I don’t know about a craniotomy but the embolization is challenging enough. I was surprised how gettable-throughable it was but your head is full of glue, full of the solvent from the glue and the contrast material used for the embolization / x-rays, so it isn’t surprising you feel a bit rough. The craniotomy is a massive assault, so (other than first class drugs) you’re not going to feel brill. However, there are lots of people here who have gone through the same, so it must be gettable-throughable, too!!

I’m glad he had a good day.

I hope everything goes nicely from this point. Let us know how he gets on. Sometimes people are out in a few days, even with a craniotomy; sometimes it is much longer. Sometimes progress is made and sometimes you go backwards. Don’t measure progress day by day because it can be quite disappointing.

Good luck! I’m glad he’s doing well!

Richard

2 Likes

Prayers for your husband and whole family.

Hi Naza…
I’m 65 now and when I was 30 yrs old I had a craniotomy for an occipital avm. I have never had any issues…at the time I had a one year old and I can understand you must be very scared…I had no effects after the surgery. At the time they removed my occipital bone and I have no plate…I’m assuming that’s different now…I will pray for your husband and you …please keep us posted or shoot me an email if you want to talk…I’ll give you my #general
Nina

2 Likes

Hi Nazza,

I was 30, married with 2 children aged 7 and 3 when I was diagnosed with an occipital/parietal AVM. I underwent embolisation and craniotomy 22 years ago.

Looking back now I can still remember How frightening the whole experience was but looking it has shaped me. The whole experience changed my perspective on what was important in life.

Your family are in my thoughts and prayers at this time.

3 Likes

Hi Jan,
Im so glad things went well for you… Im curious…did they leave occipital area open or put a plate in place of removed bone? Thanks

Hi @Naza

Echoing what others have said, really thinking about you and your family. This is an incredibly hard thing to go through! I’m wishing you strength during this time and a smooth initial recovery for your husband. I had what sounds like an almost identical set of circumstances to your husband in Dec 2020. I wasn’t COVID positive, but I had an acute onset hemorrhagic stroke and seizure from a ruptured AVM in my occipital lobe. I also lost peripheral vision and have since had two craniotomies. No embo because my AVM was very small. I am more than happy to answer any and all questions you and your husband have about recovery etc. take care! - Savanna

1 Like

Hello Naza,

My thoughts are with you and your husband. I am sending you my best wishes and hope all went well.

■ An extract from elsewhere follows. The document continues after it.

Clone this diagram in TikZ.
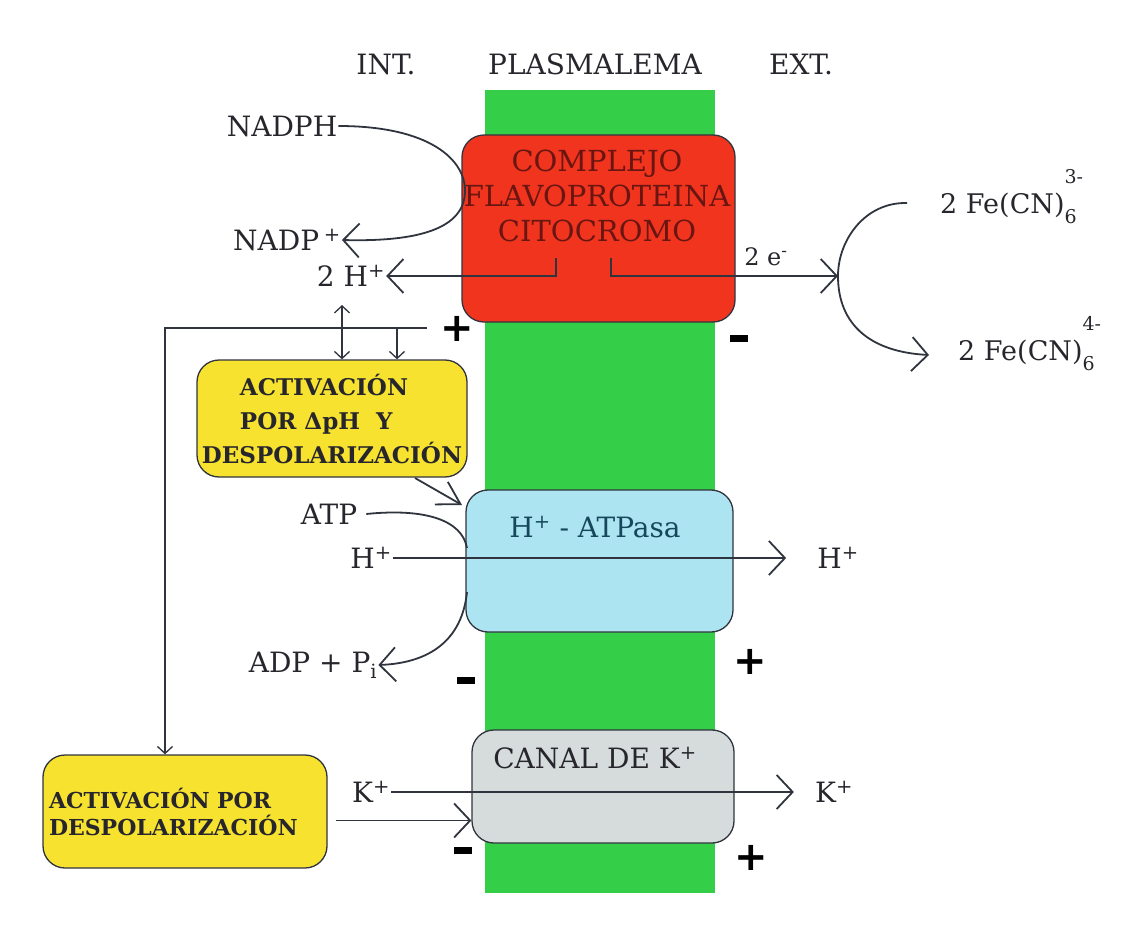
\documentclass[tikz,border=0pt]{standalone}
\usepackage{fontspec}
\setmainfont{DejaVu Serif}
\newfontfamily\signfont{DejaVu Sans}
\usetikzlibrary{arrows.meta,calc}

\definecolor{memgreen}{RGB}{52,206,72}
\definecolor{redbox}{RGB}{240,52,30}
\definecolor{redink}{RGB}{105,22,18}
\definecolor{bluebox}{RGB}{172,228,242}
\definecolor{blueink}{RGB}{22,72,92}
\definecolor{greybox}{RGB}{214,219,219}
\definecolor{yelbox}{RGB}{248,226,48}
\definecolor{inkc}{RGB}{38,38,44}
\definecolor{linec}{RGB}{48,52,62}

% charge of a complex ion: superscript over subscript
\newcommand{\ionic}[2]{\rlap{\raisebox{30pt}{\fontsize{19}{19}\selectfont #1}}\raisebox{-10pt}{\fontsize{19}{19}\selectfont #2}}

\begin{document}
\begin{tikzpicture}[x=1pt, y=-1pt,
    >={Straight Barb[length=16pt,width=34pt]},
    smalltip/.tip={Straight Barb[length=7pt,width=15pt]},
    slimtip/.tip={Straight Barb[length=22pt,width=26pt]},
    lbl/.style={font=\fontsize{28}{32}\selectfont, inner sep=1pt, text=inkc},
    head/.style={font=\fontsize{28}{32}\selectfont, inner sep=1pt, text=inkc},
    box/.style={draw=linec, line width=1.3pt, rounded corners=22pt, inner sep=4pt},
    actbox/.style={box, fill=yelbox, text=inkc},
    conn/.style={draw=linec, line width=1.8pt},
    thinconn/.style={draw=linec, line width=1.3pt},
    plussign/.style={font=\signfont\bfseries\fontsize{40}{40}\selectfont, inner sep=0pt, text=black},
    minussign/.style={fill=black, minimum width=18pt, minimum height=7pt, inner sep=0pt}]
    \useasboundingbox (0,0) rectangle (1130,931);

    % headings
    \node[head] (int) at (386,64) {INT.};
    \node[head] (plasma) at (595,64) {PLASMALEMA};
    \node[head] (ext) at (801,64) {EXT.};

    % membrane
    \fill[memgreen] (485,90) rectangle (715,893);

    % proteins
    \node[box, fill=redbox, minimum width=273pt, minimum height=187pt] (cplx) at (598.5,228.5) {};
    \node[font=\fontsize{29}{35}\selectfont, text=redink, align=center, inner sep=0pt] (cplxtxt) at (597,196) {COMPLEJO\\FLAVOPROTEINA\\CITOCROMO};
    \node[box, fill=bluebox, minimum width=267pt, minimum height=142pt] (atpase) at (599.5,561) {};
    \node[font=\fontsize{28}{32}\selectfont, text=blueink, inner sep=0pt] (atpasetxt) at (595,527) {H\textsuperscript{+} - ATPasa};
    \node[box, fill=greybox, minimum width=262pt, minimum height=113pt] (kchan) at (603,786.5) {};
    \node[font=\fontsize{28}{32}\selectfont, text=inkc, inner sep=0pt] (kchantxt) at (595,758) {CANAL DE K\textsuperscript{+}};

    % activation boxes
    \node[actbox, minimum width=270pt, minimum height=117pt, align=left, font=\fontsize{23}{34}\bfseries] (yel1) at (332,418.5)
        {\hspace*{38pt}ACTIVACIÓN\\\hspace*{38pt}POR ΔpH~~Y\\DESPOLARIZACIÓN};
    \node[actbox, minimum width=284pt, minimum height=113pt, text width=272pt, align=left, font=\fontsize{22}{27}\bfseries] (yel2) at (185,811.5)
        {ACTIVACIÓN POR\\DESPOLARIZACIÓN};

    % labels
    \node[lbl] (nadph) at (282,126) {NADPH};
    \node[lbl] (nadp) at (287,240) {NADP\,\textsuperscript{+}};
    \node[lbl] (twoh) at (351,276) {2 H\textsuperscript{+}};
    \node[lbl, font=\fontsize{24}{28}\selectfont] (elec) at (766,257) {2 e\textsuperscript{-}};
    \node[lbl, font=\fontsize{27}{30}\selectfont, anchor=base west] (fe3) at (939,213) {2 Fe(CN)\ionic{3-}{6}};
    \node[lbl, font=\fontsize{27}{30}\selectfont, anchor=base west] (fe4) at (957,360) {2 Fe(CN)\ionic{4-}{6}};
    \node[lbl] (atp) at (329,514) {ATP};
    \node[lbl] (hin) at (371,558) {H\textsuperscript{+}};
    \node[lbl] (hext) at (838,558) {H\textsuperscript{+}};
    \node[lbl] (adp) at (313,665) {ADP + P\textsubscript{i}};
    \node[lbl] (kin) at (371,792) {K\textsuperscript{+}};
    \node[lbl] (kext) at (834,792) {K\textsuperscript{+}};

    % charges
    \node[plussign] (p1) at (457,329) {+};
    \node[minussign] (m1) at (739,338) {};
    \node[minussign] (m2) at (466,680) {};
    \node[plussign] (p2) at (750,662) {+};
    \node[minussign] (m3) at (463,850) {};
    \node[plussign] (p3) at (751,858) {+};

    % redox chain
    \coordinate (hsrc) at (556,258);
    \coordinate (esrc) at (611,258);
    \coordinate (ejoin) at (838,276);
    \draw[conn, ->] (nadph.east) .. controls (430,126) and (466,160) .. (465,192) .. controls (464,228) and (420,242) .. (nadp.east);
    \draw[conn, ->] (hsrc) |- (twoh.east);
    \draw[conn, ->] (esrc) |- (ejoin);
    \draw[conn, ->] ([shift={(-32,-10)}]fe3.base west) .. controls (865,202) and (838,240) .. (ejoin)
        .. controls (838,326) and (872,352) .. ([shift={(-28,-5)}]fe4.base west);

    % feedback from the proton gradient
    \coordinate (fbR) at (427,328);
    \coordinate (fbL) at (165,328);
    \coordinate (up1) at (342,305);
    \coordinate (dn2) at (397,328);
    \draw[thinconn, -smalltip] (fbR) -- (fbL) -- (fbL |- yel2.north);
    \draw[thinconn, smalltip-smalltip] (up1) -- (up1 |- yel1.north);
    \draw[thinconn, -smalltip] (dn2) -- (dn2 |- yel1.north);

    % ATPase
    \coordinate (actS) at (415,478);
    \coordinate (actE) at (462,505);
    \draw[conn, -slimtip] (actS) -- (actE);
    \draw[conn] ([xshift=8pt]atp.east) .. controls (425,508) and (462,520) .. (467,548);
    \draw[conn, ->] (467,592) .. controls (462,640) and (430,663) .. (adp.east);
    \draw[conn, ->] (hin.east) -- ([xshift=-30pt]hext.west);

    % K+ channel
    \draw[conn, ->] ([shift={(8,9)}]yel2.east) -- ([yshift=-34pt]kchan.west);
    \draw[conn, ->] (kin.east) -- ([xshift=-20pt]kext.west);
\end{tikzpicture}
\end{document}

My 11 year old daughter had a craniotomy, to remove a large occipital AVM on the 1st of April, at Gt Ormond St. She has the embolisation 2 days prior to that. Similar to your husband, this could have had a huge affect on her vision. She is curretly doing well. It’s not even 3 weeks since surgery and she is already bounding around the garden (still tired which is to be expected). Her neurosergeon and team were fantastic, I am in awe. To say thank you is not enough. Her procedure took 10 hours! Of course it wa scary, but you have to have faith in the team. Think positive!
It’s still a long road for our daughter, both phsically and mentally, but we are so happy with the outcome so far.
I hope all went well with youtr husbands procedure.
Best wishes,
Naomi

1 Like

@Naza

I’d just like to add to what @Naomi says and say I’m still thinking about you both.

Remember, don’t measure progress day by day because it is normal for it to go backwards from time to time.

Also, I am sure all of us here recognise that being a carer is more difficult than being the patient. So please be patient, please remember to look after yourself.